What is happening at Swiss radio and television? SRG is facing far-reaching changes, and the red pencil is not stopping at prestigious formats. As the industry portal Persoenlich.com first reported, the program "Kontext" - once the flagship of Radio SRF 2 Kultur, most recently shrunk to a podcast - is being discontinued. The "Wirtschaftswoche" on Radio SRF 4 News is also being abolished.
Already known: The "Mittags-Tagesschau" will be replaced by a newsflash, regional journals at the weekend will be thinned out and online formats such as "We, Myself & Why" will disappear. SRG is facing its biggest transformation to date. Director General Susanne Wille explained on her first working day: "For SRG to remain SRG, it must change." Around CHF 270 million is to be saved by 2029 - this corresponds to around 1,000 full-time positions, or 17% of the workforce.
There are many reasons for this: the Federal Council wants to gradually reduce the radio and TV fee from CHF 335 to CHF 300 by 2029, which will bring in CHF 120 million less. In addition, the advertising market is collapsing - another 90 million will be lost. Inflation is also having a negative impact: an additional 60 million francs must be compensated for.
"Forward" is Wille's motto
Wille calls her transformation project "Enavant", meaning "forward". She plans to reorganize not only individual departments, but SRG as a whole. One insider describes the current savings and restructuring programs as a "savings cafeteria".

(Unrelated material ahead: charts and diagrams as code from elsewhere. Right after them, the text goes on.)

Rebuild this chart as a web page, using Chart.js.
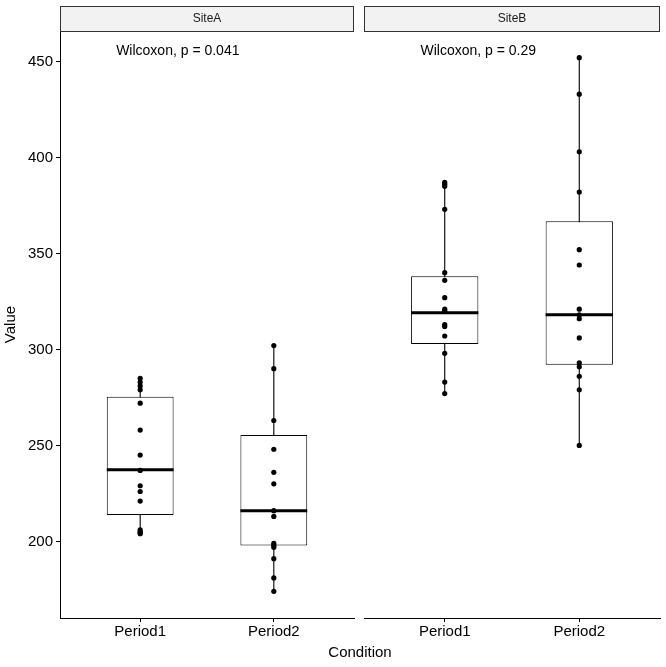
<!DOCTYPE html>
<html>
<head>
<meta charset="utf-8">
<script src="https://cdn.jsdelivr.net/npm/chart.js@4.4.1/dist/chart.umd.min.js"></script>
<style>
  html, body { margin: 0; padding: 0; background: #fff; }
  #wrap { position: relative; width: 666px; height: 667px; font-family: "Liberation Sans", Arial, sans-serif; }
  #chartA { position: absolute; left: 0; top: 0; }
  #chartB { position: absolute; left: 358px; top: 0; }
  #xTitle { position: absolute; left: 0; top: 643px; width: 720px; text-align: center; font-size: 15px; line-height: 18px; color: #000; }
</style>
</head>
<body>
<div id="wrap">
  <canvas id="chartA" width="358" height="667"></canvas>
  <canvas id="chartB" width="308" height="667"></canvas>
  <div id="xTitle">Condition</div>
</div>
<script>
// categories and facets
const categories = ['Period1', 'Period2'];
const sites = ['SiteA', 'SiteB'];

// raw values
const siteAPeriod1 = [285, 283, 281, 279, 272, 258, 245, 237, 229, 226, 221, 206, 205, 204.5, 204];
const siteAPeriod2 = [302, 290, 263, 248, 236, 230, 216, 213, 199, 198, 197, 191, 181, 174];
const siteBPeriod1 = [387, 386, 385, 373, 340, 336, 327, 321, 320, 313, 312, 307, 298, 283, 277];
const siteBPeriod2 = [452, 433, 403, 382, 352, 344, 321, 318, 316, 306, 293, 291, 286, 279, 250];

// box statistics (Period1, Period2)
const siteAQ1 = [213.7, 197.9];
const siteAMedian = [237.3, 216.0];
const siteAQ3 = [275.4, 255.4];
const siteBQ1 = [302.8, 292.0];
const siteBMedian = [319.1, 318.1];
const siteBQ3 = [338.2, 366.8];

const pLabels = ['Wilcoxon, p = 0.041', 'Wilcoxon, p = 0.29'];
const yTicks = [200, 250, 300, 350, 400, 450];
const yMin = 160.1, yMax = 465.9;
const labelX = 0.82, labelY = 455.2;
const boxHalf = 0.25;

Chart.defaults.font.family = '"Liberation Sans", Arial, sans-serif';
Chart.defaults.color = '#000';

const stripPlugin = {
  id: 'strip',
  afterDraw(chart, args, opts) {
    const ctx = chart.ctx, a = chart.chartArea;
    ctx.save();
    ctx.fillStyle = '#f2f2f2';
    ctx.fillRect(a.left, 6, a.right - a.left, 25);
    ctx.strokeStyle = '#333';
    ctx.lineWidth = 1;
    ctx.strokeRect(a.left + 0.5, 6.5, a.right - a.left - 1, 25);
    ctx.fillStyle = '#1a1a1a';
    ctx.font = '12px "Liberation Sans", Arial, sans-serif';
    ctx.textAlign = 'center';
    ctx.textBaseline = 'middle';
    ctx.fillText(opts.site, (a.left + a.right) / 2, 19);
    ctx.font = '14px "Liberation Sans", Arial, sans-serif';
    ctx.fillStyle = '#000';
    ctx.textAlign = 'left';
    ctx.fillText(opts.label, chart.scales.x.getPixelForValue(labelX), chart.scales.y.getPixelForValue(labelY));
    ctx.restore();
  }
};

function makePanel(id, site, groups, q1, med, q3, label, showY) {
  const whiskers = [], medians = [], points = [], boxes = [];
  groups.forEach((vals, i) => {
    const x = i + 1;
    whiskers.push({x: x, y: Math.min(...vals)}, {x: x, y: Math.max(...vals)}, {x: x + 0.5, y: null});
    medians.push({x: x - boxHalf, y: med[i]}, {x: x + boxHalf, y: med[i]}, {x: x + 0.5, y: null});
    boxes.push({x: x, y: [q1[i], q3[i]]});
    vals.forEach(v => points.push({x: x, y: v}));
  });

  return new Chart(document.getElementById(id), {
    type: 'bar',
    data: {
      datasets: [
        { type: 'line', data: whiskers, borderColor: '#000', borderWidth: 1.1, pointRadius: 0, spanGaps: false, order: 4 },
        { type: 'bar', data: boxes, backgroundColor: '#fff', borderColor: '#000', borderWidth: 1,
          borderSkipped: false, barPercentage: boxHalf * 2, categoryPercentage: 1, order: 3 },
        { type: 'line', data: medians, borderColor: '#000', borderWidth: 3, pointRadius: 0, spanGaps: false, order: 2 },
        { type: 'scatter', data: points, backgroundColor: '#000', borderWidth: 0, pointRadius: 2.6, order: 1 }
      ]
    },
    options: {
      responsive: false,
      animation: false,
      layout: { padding: showY ? { top: 31, right: 3, left: 0, bottom: 0 } : { top: 31, right: 6, left: 6, bottom: 0 } },
      plugins: { legend: { display: false }, tooltip: { enabled: false }, strip: { site: site, label: label } },
      scales: {
        x: {
          type: 'linear', min: 0.4, max: 2.6, offset: false,
          afterBuildTicks: s => { s.ticks = categories.map((c, i) => ({ value: i + 1 })); },
          afterFit: s => { s.height = 49; },
          ticks: { callback: v => categories[v - 1], font: { size: 15 }, color: '#000', padding: 1, maxRotation: 0 },
          grid: { drawOnChartArea: false, offset: false, tickLength: 4, color: '#000' },
          border: { display: true, color: '#000', width: 1 }
        },
        y: {
          display: showY,
          min: yMin, max: yMax,
          afterBuildTicks: s => { s.ticks = yTicks.map(v => ({ value: v })); },
          afterFit: s => { s.width = showY ? 60 : 0; },
          ticks: { font: { size: 15 }, color: '#000', padding: 3 },
          grid: { drawOnChartArea: false, tickLength: 4, color: '#000' },
          border: { display: true, color: '#000', width: 1 },
          title: { display: true, text: 'Value', font: { size: 15 }, color: '#000', padding: { top: 2, bottom: 0 } }
        }
      }
    },
    plugins: [stripPlugin]
  });
}

makePanel('chartA', sites[0], [siteAPeriod1, siteAPeriod2], siteAQ1, siteAMedian, siteAQ3, pLabels[0], true);
makePanel('chartB', sites[1], [siteBPeriod1, siteBPeriod2], siteBQ1, siteBMedian, siteBQ3, pLabels[1], false);
</script>
</body>
</html>
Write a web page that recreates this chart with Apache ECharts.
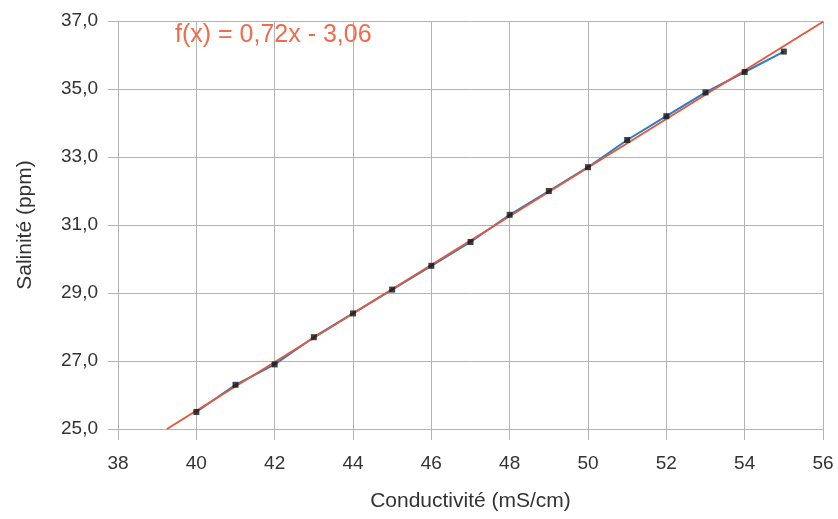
<!DOCTYPE html>
<html>
<head>
<meta charset="utf-8">
<script src="https://cdn.jsdelivr.net/npm/echarts@6/dist/echarts.min.js"></script>
<style>
html,body{margin:0;padding:0;background:#fff;}
#chart{width:838px;height:519px;}
</style>
</head>
<body>
<div id="chart"></div>
<script>
// ---- data ----
var conductivity = [40, 41, 42, 43, 44, 45, 46, 47, 48, 49, 50, 51, 52, 53, 54, 55];
var salinity = [25.5, 26.3, 26.9, 27.7, 28.4, 29.1, 29.8, 30.5, 31.3, 32.0, 32.7, 33.5, 34.2, 34.9, 35.5, 36.1];
var xTicks = [38, 40, 42, 44, 46, 48, 50, 52, 54, 56];
var yTicks = [25, 27, 29, 31, 33, 35, 37];
var equationText = 'f(x) = 0,72x - 3,06';
var xTitle = 'Conductivité (mS/cm)';
var yTitle = 'Salinité (ppm)';

// ---- linear regression (trend line) ----
var n = conductivity.length, sx = 0, sy = 0;
for (var i = 0; i < n; i++) { sx += conductivity[i]; sy += salinity[i]; }
var mx = sx / n, my = sy / n, sxx = 0, sxy = 0;
for (var j = 0; j < n; j++) {
  sxx += (conductivity[j] - mx) * (conductivity[j] - mx);
  sxy += (conductivity[j] - mx) * (salinity[j] - my);
}
var slope = sxy / sxx, intercept = my - slope * mx;
var xMin = xTicks[0], xMax = xTicks[xTicks.length - 1];
var yMin = yTicks[0], yMax = yTicks[yTicks.length - 1];
var tx0 = Math.max(xMin, (yMin - intercept) / slope);
var tx1 = Math.min(xMax, (yMax - intercept) / slope);
var trendData = [[tx0, slope * tx0 + intercept], [tx1, slope * tx1 + intercept]];

var pts = conductivity.map(function (x, k) { return [x, salinity[k]]; });

var font = 'Liberation Sans, Arial, sans-serif';
var gridColor = '#b3b3b3';

var chart = echarts.init(document.getElementById('chart'), null, {renderer: 'canvas'});
chart.setOption({
  animation: false,
  backgroundColor: '#ffffff',
  title: {
    text: equationText,
    left: 170, top: 18,
    textStyle: {color: '#f06b4c', fontFamily: font, fontSize: 25, fontWeight: 'normal'}
  },
  grid: {left: 118, right: 15, top: 21, bottom: 90, containLabel: false},
  xAxis: {
    type: 'value', min: xMin, max: xMax, interval: 2,
    name: xTitle, nameLocation: 'middle', nameGap: 62,
    nameTextStyle: {color: '#333', fontFamily: font, fontSize: 21},
    axisLine: {show: true, lineStyle: {color: gridColor, width: 1}},
    axisTick: {show: true, length: 11, lineStyle: {color: gridColor}},
    axisLabel: {color: '#333', fontFamily: font, fontSize: 19, margin: 25},
    splitLine: {show: true, lineStyle: {color: gridColor, width: 1}}
  },
  yAxis: {
    type: 'value', min: yMin, max: yMax, interval: 2,
    name: yTitle, nameLocation: 'middle', nameGap: 82, nameRotate: 90,
    nameTextStyle: {color: '#333', fontFamily: font, fontSize: 21},
    axisLine: {show: true, lineStyle: {color: gridColor, width: 1}},
    axisTick: {show: true, length: 10, lineStyle: {color: gridColor}},
    axisLabel: {color: '#333', fontFamily: font, fontSize: 19, margin: 20,
      formatter: function (v) { return v.toFixed(1).replace('.', ','); }},
    splitLine: {show: true, lineStyle: {color: gridColor, width: 1}}
  },
  series: [
    {
      type: 'line', data: pts, showSymbol: false, symbol: 'none',
      lineStyle: {color: '#2a7cc6', width: 2}, z: 2
    },
    {
      type: 'line', data: trendData, showSymbol: false, symbol: 'none',
      lineStyle: {color: '#e4583c', width: 2}, z: 3
    },
    {
      type: 'scatter', data: pts, symbol: 'rect', symbolSize: 6,
      itemStyle: {color: '#111111'}, z: 4
    }
  ]
});
</script>
</body>
</html>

In 2024, the so-called halving initiative, "200 francs is enough", will be debated. It calls for a drastic reduction in fees and could be put to the vote in 2026. Criticism of the austerity policy comes from SP National Councillor Jon Pult, for example, who proposes financing the SRG via VAT: "Saving a quarter of a billion is unspeakable in view of the media crisis."
SVP National Councillor Gregor Rutz sees things differently: "It's the most normal thing in the world to consider where the offer is fraying."
A new style at the top
Wille's predecessor Gilles Marchand warned that cuts could jeopardize the public service, and Roger de Weck went even further by comparing the initiators of the halving initiative to authoritarian regimes. Wille, on the other hand, is committed to open dialog: She placed a round table in her office and invited the staff to take a seat.
But the concerns are palpable. While smaller cost-cutting measures such as the abolition of fringe benefits - such as subsidies for public transport subscriptions - have met with little internal resistance, protests are forming against the abolition of "Kontext": around 50 editors signed a letter of complaint.
For SRG and its audience, the transformation has only just begun. Only time will tell whether this "superlative" will lead to survival or to a departure from the previous public service.